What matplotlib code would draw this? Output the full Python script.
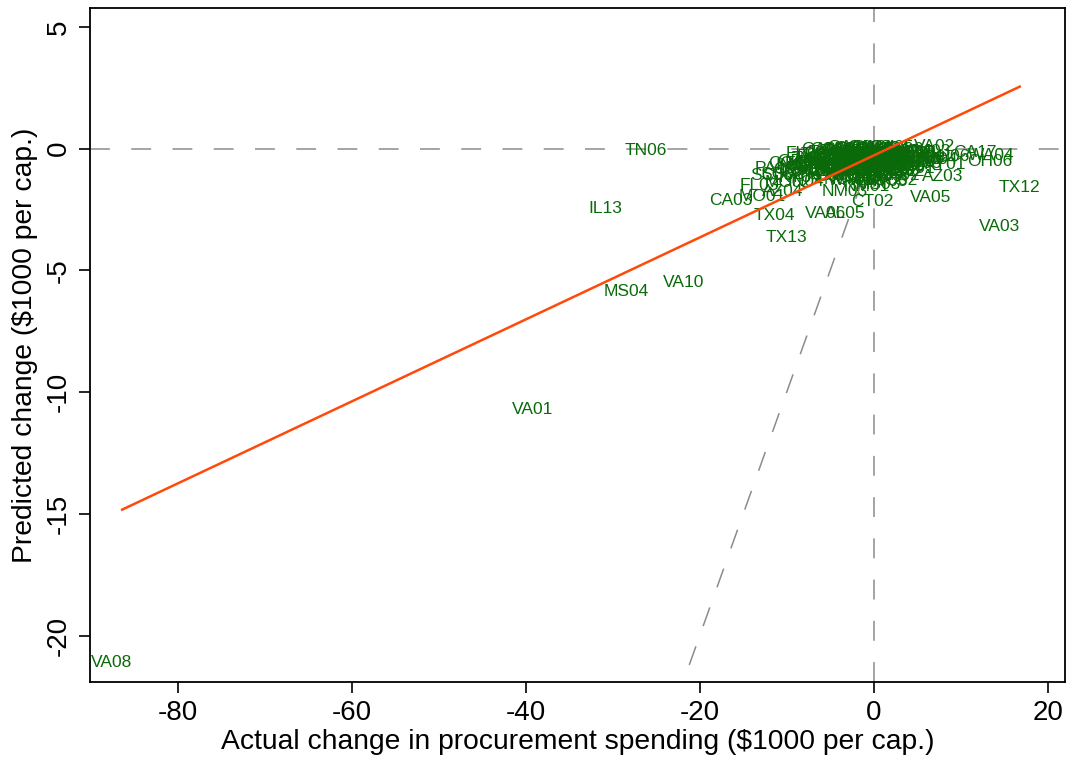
import matplotlib
matplotlib.use('Agg')
import matplotlib.pyplot as plt

plt.rcParams.update({
    'font.family': ['Liberation Sans', 'DejaVu Sans'],
    'font.size': 20,
    'axes.unicode_minus': False,
})

# outlying districts
out_names = ['VA08', 'VA01', 'MS04', 'VA10', 'IL13', 'TN06', 'CA03', 'MO01', 'TX04', 'TX13',
             'VA06', 'AL05', 'CT02', 'VA05', 'AZ03', 'TX12', 'VA03', 'FL03', 'AZ04', 'SC05',
             'PA15', 'NM03', 'CA17', 'VA02', 'WA04', 'OH06', 'PA07', 'KY01', 'CO02', 'OR04',
             'NM01', 'MS03', 'NV03', 'SC02', 'MO02', 'OR05', 'CO05', 'KY04', 'IN04']
out_x = [-87.6, -39.2, -28.5, -21.8, -30.9, -26.2, -16.4, -12.8, -11.4, -10.0,
         -5.5, -3.3, -0.1, 6.55, 7.9, 16.8, 14.5, -13.1, -10.5, -11.7,
         -11.3, -3.3, 11.6, 7.0, 13.5, 13.3, 5.9, 8.2, 2.4, -8.5,
         -0.8, 0.5, 1.5, -10.5, -9.8, -9.0, -9.5, -8.5, -7.8]
out_y = [-21.1, -10.7, -5.87, -5.50, -2.46, -0.08, -2.13, -1.97, -2.75, -3.65,
         -2.67, -2.67, -2.18, -2.01, -1.15, -1.6, -3.2, -1.52, -1.77, -1.1,
         -0.82, -1.77, -0.16, 0.08, -0.28, -0.53, -0.57, -0.66, -1.3, -0.53,
         -1.55, -1.45, -1.35, -1.05, -1.4, -0.85, -0.6, -1.2, -1.35]

# dense cluster near zero
clu_names = ['CA01', 'CA02', 'CA04', 'CA05', 'CA06', 'CA07', 'CA08', 'CA09', 'CA10', 'CA11',
             'CA12', 'CA13', 'CA14', 'CA15', 'CA16', 'CA18', 'CA19', 'CA20', 'CA21', 'CA22',
             'CA23', 'CA24', 'CA25', 'CA26', 'CA27', 'CA28', 'CA29', 'CA30', 'CA31', 'CA32',
             'CA33', 'CA34', 'CA35', 'CA36', 'NY01', 'NY02', 'NY03', 'NY04', 'NY05', 'NY06',
             'NY07', 'NY08', 'NY09', 'NY10', 'NY11', 'NY12', 'NY13', 'NY14', 'TX01', 'TX02',
             'TX03', 'TX05', 'TX06', 'TX07', 'TX08', 'TX09', 'TX10', 'TX11', 'OH01', 'OH02',
             'OH03', 'OH04', 'OH05', 'OH07', 'OH08', 'OH09', 'OH10', 'OH11', 'OH12', 'PA01',
             'PA02', 'PA03', 'PA04', 'PA05', 'PA06', 'FL01', 'FL02', 'FL04', 'FL05', 'FL06',
             'FL07', 'FL08', 'FL09', 'FL10', 'FL11', 'FL12', 'FL13', 'IL01', 'IL02', 'IL03',
             'IL04', 'IL05', 'MI01', 'MI02', 'MI03', 'MI04', 'MI05', 'GA01', 'GA02', 'GA03',
             'GA04', 'GA05', 'GA06', 'NC01', 'NC02', 'NC03', 'NC04', 'WA01', 'WA02', 'MA01',
             'MA02', 'MD01', 'MD02', 'NJ01', 'NJ02', 'NJ03', 'NJ04', 'NJ05', 'NJ06', 'IN01',
             'IN02', 'IN03', 'WI01', 'WI02']
clu_x = [-6.8, -6.2, -5.9, -5.5, -5.2, -4.9, -4.6, -4.4, -4.1, -3.9,
         -3.7, -3.5, -3.3, -3.1, -2.9, -2.7, -2.5, -2.3, -2.1, -1.9,
         -1.7, -1.5, -1.3, -1.1, -0.9, -0.7, -0.5, -0.3, -0.1, 0.1,
         0.3, 0.5, 0.7, 0.9, 1.1, 1.3, 1.5, 1.7, 1.9, 2.1,
         2.3, 2.5, 2.8, 3.0, 3.3, 3.6, 3.9, 4.2, -7.5, -7.0,
         -6.5, -6.0, -5.6, -5.1, -4.7, -4.2, -3.8, -3.4, -3.0, -2.6,
         -2.2, -1.8, -1.4, -1.0, -0.6, -0.2, 0.2, 0.6, 1.0, 1.4,
         1.8, 2.2, 2.6, 3.0, 3.4, -8.0, -7.8, -6.6, -5.4, -4.0,
         -3.6, -2.4, -1.6, -0.8, 0.0, 0.8, 1.6, 2.4, 3.2, 4.0,
         4.6, 5.0, -2.0, -1.2, -0.4, 0.4, 1.2, -5.8, -4.8, -2.8,
         0.0, 2.0, 4.5, 5.4, -7.2, -6.4, -3.2, -2.6, 2.7, -5.0,
         -4.3, -3.0, -1.0, 5.2, 6.0, 6.6, 7.4, 5.6, 8.8, -8.6,
         -9.2, -6.9, 4.8, 3.6]
clu_y = [-0.70, -0.55, -0.85, -0.45, -0.95, -0.30, -0.65, -1.10, -0.20, -0.50,
         -0.80, -0.05, -0.35, -0.65, -1.00, -0.15, -0.45, -0.75, 0.02, -0.30,
         -0.60, -0.90, -0.10, -0.40, -0.70, -1.20, 0.03, -0.25, -0.55, -0.85,
         -0.05, -0.35, -0.65, -1.05, -0.15, -0.45, -0.75, 0.00, -0.30, -0.60,
         -0.20, -0.50, -0.10, -0.40, -0.70, -0.20, -0.45, -0.10, -0.95, -0.40,
         -1.15, -0.25, -0.70, -0.15, -0.90, -0.60, -0.10, -0.90, -0.30, -0.60,
         -0.95, -0.05, -0.60, -0.20, -0.45, -0.80, -0.20, -0.55, -0.80, -0.25,
         -0.55, -0.90, -0.30, -0.65, -0.05, -0.60, -0.20, -0.30, -1.10, -0.85,
         -0.30, -0.25, -0.35, -0.95, -0.10, -0.30, -1.00, -0.70, -0.95, -0.75,
         -0.35, -0.15, -1.25, -1.15, -1.00, -0.95, -1.15, -0.05, -0.05, 0.04,
         0.05, 0.05, -0.55, -0.45, -0.70, -0.80, -1.25, -1.30, -1.10, -0.55,
         -0.35, -0.05, -0.90, -0.20, -0.35, -0.10, -0.45, -0.60, -0.30, -0.90,
         -0.70, -0.45, -0.80, -0.95]

# fitted line and 45-degree reference
fit_x = [-86.4, 16.8]
fit_y = [-14.82, 2.55]
diag = [-21.2, 0.3]

fig = plt.figure(figsize=(10.71, 7.59), dpi=100)
ax = fig.add_axes([0.084, 0.1014, 0.9104, 0.8881])

gray = '#8c8c8c'
ax.axhline(0, color=gray, lw=1.1, dashes=(13, 14), zorder=1)
ax.axvline(0, color=gray, lw=1.1, dashes=(13, 14), zorder=1)
ax.plot(diag, diag, color=gray, lw=1.1, dashes=(13, 14), zorder=1)

green = '#0a6a0a'
for n, x, y in zip(clu_names + out_names, clu_x + out_x, clu_y + out_y):
    ax.text(x, y, n, ha='center', va='center', fontsize=12.5, color=green, zorder=2)

ax.plot(fit_x, fit_y, color='#ff4a0a', lw=1.8, zorder=3)

ax.set_xlim(-90.1, 22.0)
ax.set_ylim(-21.9, 5.78)
ax.set_xticks([-80, -60, -40, -20, 0, 20])
ax.set_yticks([5, 0, -5, -10, -15, -20])
ax.set_yticklabels(['5', '0', '-5', '-10', '-15', '-20'], rotation=90, va='center')
ax.tick_params(direction='out', length=8, width=1.2, labelsize=20, pad=5)
for s in ax.spines.values():
    s.set_linewidth(1.3)
ax.set_xlabel('Actual change in procurement spending ($1000 per cap.)', fontsize=20.3, labelpad=2)
ax.set_ylabel('Predicted change ($1000 per cap.)', fontsize=20.3, labelpad=6)

fig.savefig('out.png', dpi=100, facecolor='white')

| Exercise task |
Restate the material word for word from its first line through the line containing "-1.55, -1.45, -1.35, -1.05, -1.4, -0.85, -0.6, -1.2, -1.35]", both included; the pictures do not belong in it.

| Task answer |
What matplotlib code would draw this? Output the full Python script.
import matplotlib
matplotlib.use('Agg')
import matplotlib.pyplot as plt

plt.rcParams.update({
    'font.family': ['Liberation Sans', 'DejaVu Sans'],
    'font.size': 20,
    'axes.unicode_minus': False,
})

# outlying districts
out_names = ['VA08', 'VA01', 'MS04', 'VA10', 'IL13', 'TN06', 'CA03', 'MO01', 'TX04', 'TX13',
             'VA06', 'AL05', 'CT02', 'VA05', 'AZ03', 'TX12', 'VA03', 'FL03', 'AZ04', 'SC05',
             'PA15', 'NM03', 'CA17', 'VA02', 'WA04', 'OH06', 'PA07', 'KY01', 'CO02', 'OR04',
             'NM01', 'MS03', 'NV03', 'SC02', 'MO02', 'OR05', 'CO05', 'KY04', 'IN04']
out_x = [-87.6, -39.2, -28.5, -21.8, -30.9, -26.2, -16.4, -12.8, -11.4, -10.0,
         -5.5, -3.3, -0.1, 6.55, 7.9, 16.8, 14.5, -13.1, -10.5, -11.7,
         -11.3, -3.3, 11.6, 7.0, 13.5, 13.3, 5.9, 8.2, 2.4, -8.5,
         -0.8, 0.5, 1.5, -10.5, -9.8, -9.0, -9.5, -8.5, -7.8]
out_y = [-21.1, -10.7, -5.87, -5.50, -2.46, -0.08, -2.13, -1.97, -2.75, -3.65,
         -2.67, -2.67, -2.18, -2.01, -1.15, -1.6, -3.2, -1.52, -1.77, -1.1,
         -0.82, -1.77, -0.16, 0.08, -0.28, -0.53, -0.57, -0.66, -1.3, -0.53,
         -1.55, -1.45, -1.35, -1.05, -1.4, -0.85, -0.6, -1.2, -1.35]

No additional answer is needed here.